Aside from these problem areas, there's some more technical issues involved. The biggest of which is caching. Efficient caching is an extremely important factor for web frameworks, as page builds are very expensive. There is a very slim time-frame available during which all data for the request has to be validated, loaded, transformed, templated and then has to be sent to the user. If page builds tend to be expensive, it is time to start caching things. However, caching comes with its own set of rather nasty issues. There are four things to consider for caching: What level should it be cached on, is the cache overhead worth it, how does the cache get renewed and how easily is this cache implementable while hiding as many of the details from the programmers as possible?
For radiance I see five levels of caching. Which level to choose is heavily dependant on how well you can afford data changing behind your back (since everything is asynchronous) and how easy it is to renew this cache. 1) Cross-Server. This is usually where the database and configuration resides. Things cached in here are available even after a server has been restarted. 2) Server. On this caching level, everything persists for as long as the server stays online. Sessions, modules, hooks and so on come in here. 3) Session. Values for sessions are active as long as a user is considered “logged in.” This might include things like the current IP, the last visited page and so on. 4) Request. Request-level-caching is useful if information needs to be shared between modules or might be re-requested at a later point in the request sequence. For example, all users that are loaded from the database during the page-build could be cached here without any risk. 5) Function. This is basically just lexical scope related, but it is a “cache” level regardless. Saving the amount of computations necessary can still be a great performance boost if it happens in the right places.

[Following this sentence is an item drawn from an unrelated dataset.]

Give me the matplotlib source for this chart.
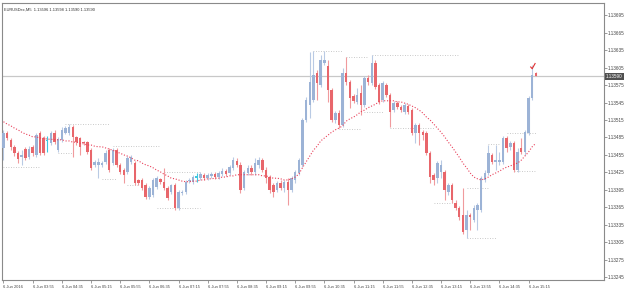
import matplotlib
matplotlib.use("Agg")
import matplotlib.pyplot as plt
import numpy as np

plt.rcParams['font.family'] = ['Liberation Sans', 'DejaVu Sans']

title_text = "EURUSDec,M5  1.13596 1.13598 1.13590 1.13590"

opens = [1.13467,1.13493,1.13481,1.13469,1.13458,1.13451,1.13465,1.13451,1.13469,1.13455,
         1.13493,1.13484,1.13479,1.13475,1.13493,1.13463,1.13481,1.13493,1.13493,1.13503,
         1.13486,1.13484,1.13477,1.13477,1.13463,1.13438,1.13438,1.13438,1.13443,1.13463,
         1.13441,1.13463,1.13438,1.13429,1.13426,1.13443,1.13441,1.13412,1.13412,1.13403,
         1.13383,1.13386,1.13400,1.13414,1.13409,1.13398,1.13391,1.13403,1.13364,1.13390,
         1.13391,1.13410,1.13409,1.13415,1.13415,1.13421,1.13415,1.13419,1.13422,1.13417,
         1.13422,1.13427,1.13424,1.13433,1.13445,1.13438,1.13398,1.13424,1.13433,1.13426,
         1.13438,1.13446,1.13429,1.13417,1.13403,1.13395,1.13407,1.13398,1.13409,1.13395,
         1.13412,1.13424,1.13438,1.13515,1.13541,1.13549,1.13596,1.13575,1.13613,1.13608,
         1.13566,1.13515,1.13527,1.13506,1.13596,1.13580,1.13556,1.13546,1.13561,1.13541,
         1.13587,1.13578,1.13613,1.13575,1.13549,1.13575,1.13558,1.13532,1.13544,1.13537,
         1.13529,1.13539,1.13532,1.13493,1.13506,1.13494,1.13493,1.13458,1.13421,1.13415,
         1.13426,1.13426,1.13391,1.13403,1.13372,1.13364,1.13352,1.13326,1.13352,1.13343,
         1.13360,1.13360,1.13412,1.13424,1.13455,1.13443,1.13443,1.13443,1.13484,1.13469,
         1.13475,1.13429,1.13467,1.13460,1.13493,1.13553,1.13596]
closes = [1.13493,1.13484,1.13469,1.13458,1.13448,1.13455,1.13450,1.13465,1.13458,1.13489,
          1.13458,1.13458,1.13481,1.13493,1.13477,1.13482,1.13498,1.13501,1.13503,1.13486,
          1.13477,1.13469,1.13475,1.13460,1.13433,1.13443,1.13443,1.13441,1.13458,1.13429,
          1.13463,1.13438,1.13426,1.13421,1.13450,1.13451,1.13407,1.13407,1.13398,1.13383,
          1.13398,1.13412,1.13415,1.13409,1.13398,1.13381,1.13403,1.13364,1.13391,1.13391,
          1.13409,1.13412,1.13417,1.13419,1.13422,1.13415,1.13421,1.13422,1.13417,1.13424,
          1.13427,1.13422,1.13434,1.13446,1.13438,1.13395,1.13426,1.13433,1.13426,1.13441,
          1.13446,1.13429,1.13415,1.13395,1.13391,1.13407,1.13398,1.13409,1.13395,1.13415,
          1.13426,1.13446,1.13515,1.13549,1.13580,1.13592,1.13578,1.13618,1.13618,1.13566,
          1.13515,1.13527,1.13506,1.13596,1.13580,1.13553,1.13548,1.13558,1.13541,1.13587,
          1.13580,1.13613,1.13572,1.13546,1.13578,1.13558,1.13529,1.13544,1.13537,1.13532,
          1.13541,1.13529,1.13493,1.13506,1.13493,1.13489,1.13458,1.13417,1.13412,1.13441,
          1.13438,1.13395,1.13403,1.13378,1.13364,1.13348,1.13323,1.13352,1.13348,1.13364,
          1.13369,1.13415,1.13424,1.13458,1.13443,1.13446,1.13446,1.13484,1.13467,1.13475,
          1.13429,1.13460,1.13460,1.13494,1.13553,1.13592,1.13590]
highs = [1.13498,1.13496,1.13484,1.13472,1.13462,1.13463,1.13469,1.13470,1.13472,1.13493,
         1.13496,1.13488,1.13488,1.13496,1.13498,1.13486,1.13503,1.13505,1.13508,1.13506,
         1.13488,1.13486,1.13479,1.13479,1.13467,1.13446,1.13450,1.13445,1.13463,1.13467,
         1.13467,1.13467,1.13441,1.13433,1.13453,1.13455,1.13445,1.13414,1.13415,1.13407,
         1.13402,1.13415,1.13419,1.13415,1.13433,1.13402,1.13405,1.13407,1.13395,1.13395,
         1.13412,1.13415,1.13421,1.13424,1.13426,1.13424,1.13424,1.13426,1.13426,1.13427,
         1.13433,1.13431,1.13438,1.13451,1.13450,1.13443,1.13429,1.13438,1.13438,1.13450,
         1.13451,1.13450,1.13434,1.13421,1.13407,1.13410,1.13412,1.13412,1.13415,1.13419,
         1.13429,1.13450,1.13518,1.13554,1.13632,1.13633,1.13601,1.13627,1.13633,1.13618,
         1.13570,1.13530,1.13532,1.13604,1.13623,1.13584,1.13560,1.13570,1.13575,1.13590,
         1.13592,1.13627,1.13618,1.13578,1.13582,1.13578,1.13561,1.13548,1.13548,1.13541,
         1.13544,1.13542,1.13536,1.13510,1.13510,1.13498,1.13496,1.13462,1.13424,1.13445,
         1.13446,1.13429,1.13407,1.13407,1.13378,1.13367,1.13398,1.13360,1.13355,1.13369,
         1.13372,1.13419,1.13429,1.13472,1.13458,1.13472,1.13460,1.13488,1.13488,1.13479,
         1.13479,1.13467,1.13484,1.13498,1.13556,1.13609,1.13598]
lows = [1.13446,1.13481,1.13463,1.13453,1.13441,1.13438,1.13446,1.13448,1.13453,1.13451,
        1.13455,1.13455,1.13460,1.13472,1.13474,1.13460,1.13477,1.13491,1.13489,1.13451,
        1.13472,1.13455,1.13472,1.13457,1.13429,1.13434,1.13415,1.13434,1.13439,1.13426,
        1.13438,1.13434,1.13422,1.13407,1.13422,1.13439,1.13403,1.13403,1.13395,1.13379,
        1.13379,1.13383,1.13397,1.13405,1.13395,1.13378,1.13388,1.13360,1.13360,1.13386,
        1.13388,1.13407,1.13405,1.13409,1.13412,1.13412,1.13412,1.13415,1.13414,1.13414,
        1.13419,1.13419,1.13421,1.13429,1.13434,1.13390,1.13395,1.13421,1.13421,1.13421,
        1.13433,1.13426,1.13407,1.13390,1.13383,1.13391,1.13395,1.13391,1.13369,1.13391,
        1.13407,1.13421,1.13434,1.13512,1.13518,1.13546,1.13549,1.13572,1.13609,1.13546,
        1.13512,1.13510,1.13501,1.13503,1.13575,1.13536,1.13544,1.13542,1.13524,1.13537,
        1.13575,1.13575,1.13568,1.13542,1.13546,1.13554,1.13503,1.13529,1.13534,1.13529,
        1.13525,1.13525,1.13489,1.13475,1.13472,1.13481,1.13455,1.13407,1.13403,1.13407,
        1.13415,1.13378,1.13386,1.13372,1.13360,1.13343,1.13319,1.13312,1.13326,1.13340,
        1.13326,1.13357,1.13409,1.13421,1.13439,1.13429,1.13438,1.13439,1.13460,1.13463,
        1.13426,1.13426,1.13457,1.13455,1.13489,1.13549,1.13590]

ma_values = [1.13512,1.13508,1.13505,1.13501,1.13498,1.13494,1.13491,1.13489,1.13486,1.13486,
             1.13484,1.13484,1.13482,1.13482,1.13481,1.13481,1.13481,1.13479,1.13479,1.13477,
             1.13477,1.13475,1.13474,1.13472,1.13472,1.13470,1.13469,1.13469,1.13467,1.13465,
             1.13463,1.13460,1.13458,1.13455,1.13453,1.13450,1.13446,1.13445,1.13441,1.13438,
             1.13436,1.13433,1.13429,1.13426,1.13422,1.13419,1.13415,1.13414,1.13412,1.13410,
             1.13409,1.13409,1.13410,1.13410,1.13412,1.13412,1.13414,1.13414,1.13415,1.13415,
             1.13417,1.13417,1.13419,1.13419,1.13421,1.13421,1.13421,1.13421,1.13421,1.13421,
             1.13421,1.13419,1.13419,1.13417,1.13415,1.13415,1.13414,1.13412,1.13412,1.13414,
             1.13417,1.13422,1.13433,1.13443,1.13453,1.13463,1.13470,1.13479,1.13484,1.13489,
             1.13494,1.13498,1.13501,1.13505,1.13513,1.13517,1.13520,1.13524,1.13529,1.13532,
             1.13536,1.13539,1.13542,1.13546,1.13548,1.13548,1.13548,1.13548,1.13546,1.13546,
             1.13544,1.13542,1.13539,1.13536,1.13532,1.13527,1.13520,1.13515,1.13508,1.13501,
             1.13494,1.13486,1.13477,1.13469,1.13460,1.13451,1.13441,1.13433,1.13424,1.13417,
             1.13414,1.13412,1.13414,1.13417,1.13421,1.13424,1.13427,1.13431,1.13434,1.13436,
             1.13439,1.13441,1.13446,1.13453,1.13460,1.13469,1.13475]

bull_special = [12, 53]  # cyan candles

level_prices = [1.13508,1.13434,1.13458,1.13470,1.13414,1.13403,1.13364,1.13426,
                1.13633,1.13623,1.13627,1.13529,1.13499,1.13501,1.13398,1.13372,
                1.13312,1.13474,1.13493,1.13427]
level_start = [17,0,15,30,27,34,42,44,85,94,101,99,92,106,127,118,127,133,138,140]
level_end = [29,10,19,43,31,37,54,54,93,100,125,104,98,118,133,123,135,136,146,146]

ytick_values = [1.13245,1.13275,1.13305,1.13335,1.13365,1.13395,1.13425,1.13455,
                1.13485,1.13515,1.13545,1.13575,1.13605,1.13635,1.13665,1.13695]
xtick_bars = [0,8,16,24,32,40,48,56,64,72,80,88,96,104,112,120,128,136,144]
xtick_labels = ["6 Jun 2016","6 Jun 03:55","6 Jun 04:35","6 Jun 05:15","6 Jun 05:55",
                "6 Jun 06:35","6 Jun 07:15","6 Jun 07:55","6 Jun 08:35","6 Jun 09:15",
                "6 Jun 09:55","6 Jun 10:35","6 Jun 11:15","6 Jun 11:55","6 Jun 12:35",
                "6 Jun 13:15","6 Jun 13:55","6 Jun 14:35","6 Jun 15:15"]
last_price = 1.13590

BULL = "#9cb3d6"
BEAR = "#e8666b"
BULL_W = "#b9cae4"
BEAR_W = "#f09a9d"
CYAN = "#3cc8e0"

fig = plt.figure(figsize=(6.25, 2.91), dpi=100)
fig.patch.set_facecolor("white")
ax = fig.add_axes([2/625, 11/291, 602/625, 277/291])
ax.set_facecolor("white")

o = np.array(opens); c = np.array(closes); h = np.array(highs); l = np.array(lows)
x = np.arange(len(o))

# current price line
ax.axhline(last_price, color="#c8c8c8", lw=0.9, zorder=1)

# levels
for p, s, e in zip(level_prices, level_start, level_end):
    ax.plot([s, e], [p, p], color="#b8b8b8", lw=0.6, ls=(0, (1, 2)), zorder=1)

for i in x:
    up = c[i] >= o[i]
    if i in bull_special:
        col, wcol = CYAN, CYAN
    else:
        col = BULL if up else BEAR
        wcol = BULL_W if up else BEAR_W
    ax.vlines(i, l[i], h[i], color=wcol, lw=0.8, zorder=2)
    bot = min(o[i], c[i]); ht = max(abs(c[i] - o[i]), 0.000012)
    ax.bar(i, ht, bottom=bot, width=0.68, color=col, lw=0, zorder=3)

# moving average
ax.plot(x, ma_values, color="#e8405a", lw=0.8, ls=(0, (1, 1.6)), zorder=4)

# signal mark
ax.plot([144.6, 145.0, 145.8], [1.13606, 1.13603, 1.13612], color="#e03030", lw=0.8, zorder=5)

ax.set_xlim(-0.41, 164.7)
ax.set_ylim(1.132402, 1.137159)

for s in ax.spines.values():
    s.set_color("#8a8a8a"); s.set_linewidth(0.8)

ax.yaxis.tick_right()
ax.set_yticks(ytick_values)
ax.set_yticklabels([f"{v:.5f}" for v in ytick_values])
ax.tick_params(axis="y", direction="out", length=2, width=0.6, colors="#8a8a8a",
               labelsize=3.3, labelcolor="#444444", pad=1.0)
ax.set_xticks(xtick_bars)
ax.set_xticklabels(xtick_labels)
ax.tick_params(axis="x", direction="out", length=2, width=0.6, colors="#8a8a8a",
               labelsize=2.9, labelcolor="#444444", pad=1.5)
for t in ax.get_xticklabels():
    t.set_horizontalalignment("left")

# price box
ax.text(1.003, last_price, f"{last_price:.5f}", transform=ax.get_yaxis_transform(),
        fontsize=3.3, color="white", va="center", ha="left",
        bbox=dict(boxstyle="square,pad=0.25", fc="#505050", ec="none"), zorder=10, clip_on=False)

ax.text(0.004, 0.985, title_text, transform=ax.transAxes, fontsize=2.9, color="#333333",
        va="top", ha="left")

fig.savefig("out.png", dpi=100)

Caching does introduce some overhead. For example, when caching fixed HTML pages to a statically rendered page, there's some overhead in saving the file to disk and then loading it from disk again when presenting it to the user. Obviously in this case it is well worth it, since building the raw page would always take longer than directly loading a file from disk. However, would it still make sense to cache all sorts of tiny values that could easily be re-computed later? Managing the cache-store for this might end up being more expensive than the calculations themselves.

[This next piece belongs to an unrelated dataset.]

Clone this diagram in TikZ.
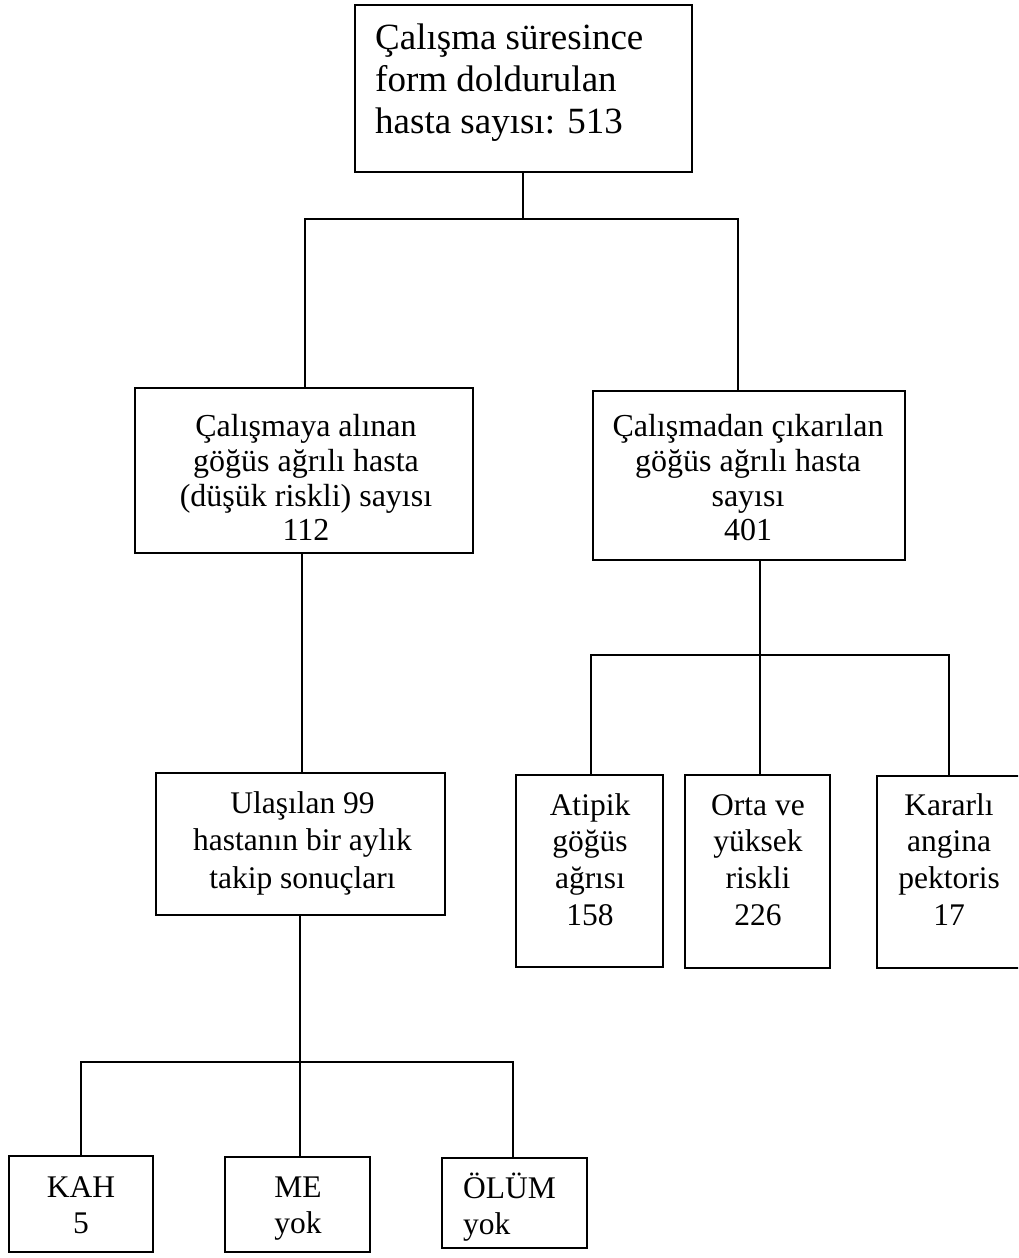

Renewing the cache is another problem that can be quite tricky. Since the server is very likely to process many requests at once, some of which may very well modify data, it's very easy to catch it in a “bad” state and produce a cached version of a value that immediately becomes outdated or maybe even wrong, depending on how safe your threading is. The other part of this issue is that you need to be able to recognise that the cache is out of date in the first place, which can be very tricky depending on the situation.

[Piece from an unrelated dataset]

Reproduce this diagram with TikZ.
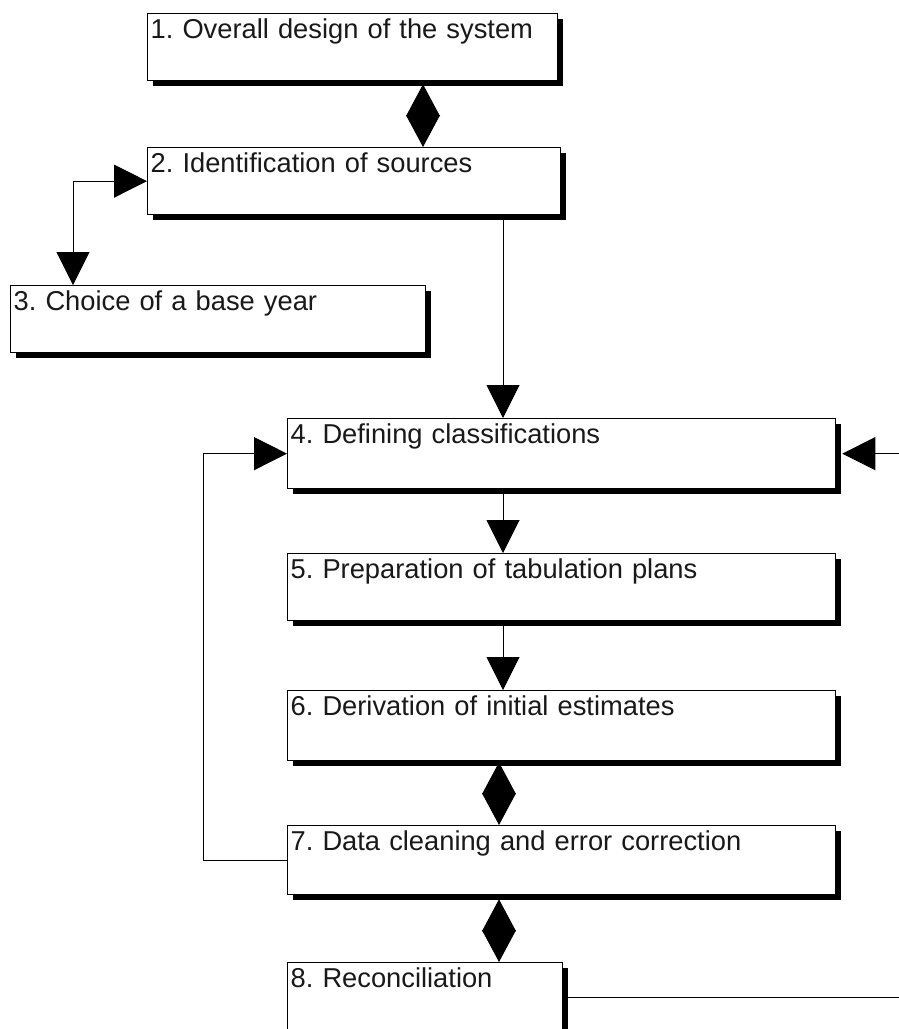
\documentclass[tikz,border=0pt]{standalone}
\usepackage{fontspec}
\setmainfont{Liberation Sans}
\usetikzlibrary{arrows.meta,shadows}
\frenchspacing
\begin{document}
\begin{tikzpicture}[x=1pt,y=-1pt,
  box/.style={draw=black, fill=white, line width=1.3pt, inner xsep=3pt, inner ysep=0pt,
    text height=25pt, align=left, anchor=north west,
    font=\fontsize{27.3}{30}\selectfont, text=black!90,
    drop shadow={shadow xshift=5pt, shadow yshift=-5pt, opacity=1, fill=black}},
  conn/.style={draw=black, line width=1pt},
  arr/.style={conn, -{Triangle[length=33pt,width=33pt]}},
  darr/.style={conn, {Triangle[length=33pt,width=33pt]}-{Triangle[length=33pt,width=33pt]}},
  dia/.style={conn, {Triangle[length=32pt,width=34pt]}-{Triangle[length=32pt,width=34pt]}}]
\useasboundingbox[fill=white] (0,0) rectangle (898,1029);

\node[box, text width=404pt, text depth=42pt] (n1) at (147,13) {1. Overall design of the system};
\node[box, text width=407pt, text depth=42pt] (n2) at (147,147) {2. Identification of sources};
\node[box, text width=409pt, text depth=42pt] (n3) at (10,285) {3. Choice of a base year};
\node[box, text width=542pt, text depth=45pt] (n4) at (287,418) {4. Defining classifications};
\node[box, text width=542pt, text depth=42pt] (n5) at (287,553) {5. Preparation of tabulation plans};
\node[box, text width=542pt, text depth=45pt] (n6) at (287,690) {6. Derivation of initial estimates};
\node[box, text width=542pt, text depth=44pt] (n7) at (287,825) {7. Data cleaning and error correction};
\node[box, text width=269pt, text depth=45pt] (n8) at (287,962) {8. Reconciliation};

\draw[dia] ([xshift=276pt,yshift=-3pt]n1.south west) -- ([xshift=276pt]n2.north west);
\draw[darr] (n2.west) -| ([xshift=63pt]n3.north west);
\draw[arr] ([xshift=356pt]n2.south west) -- ([xshift=216pt]n4.north west);
\draw[arr] ([xshift=216pt]n4.south west) -- ([xshift=216pt]n5.north west);
\draw[arr] ([xshift=216pt]n5.south west) -- ([xshift=216pt]n6.north west);
\draw[dia] ([xshift=212pt,yshift=-1pt]n6.south west) -- ([xshift=212pt]n7.north west);
\draw[dia] ([xshift=212pt,yshift=-4pt]n7.south west) -- ([xshift=212pt]n8.north west);
\draw[arr] (n7.west) -- ++(-84pt,0pt) |- (n4.west);
\draw[arr] (n8.east) -- ++(345pt,0pt) |- ([xshift=6pt]n4.east);
\end{tikzpicture}
\end{document}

Lastly, because caching can be so complicated and difficult, it is all the more important that these nasty bits are hidden from the programmer as much as possible. To the programmer, caching should ideally only involve one operation called “build-cache-or-read-from-cache”. Everything else, from recognising cache-age to outputting the data should be handled by the cache implementation with relatively little necessary intervention from the user. As most of radiance's modules will be dynamic pages for most of the part, figuring out a good page-caching functionality is going to be very important, but also rather difficult because the pages need to retain their dynamic features.
I've written quite a bit it seems. Well, hopefully I can return with good news regarding these issues soon. I'm not sure how development of radiance is going to go on from now on as University is about to start, but I will write a blog about that before too long.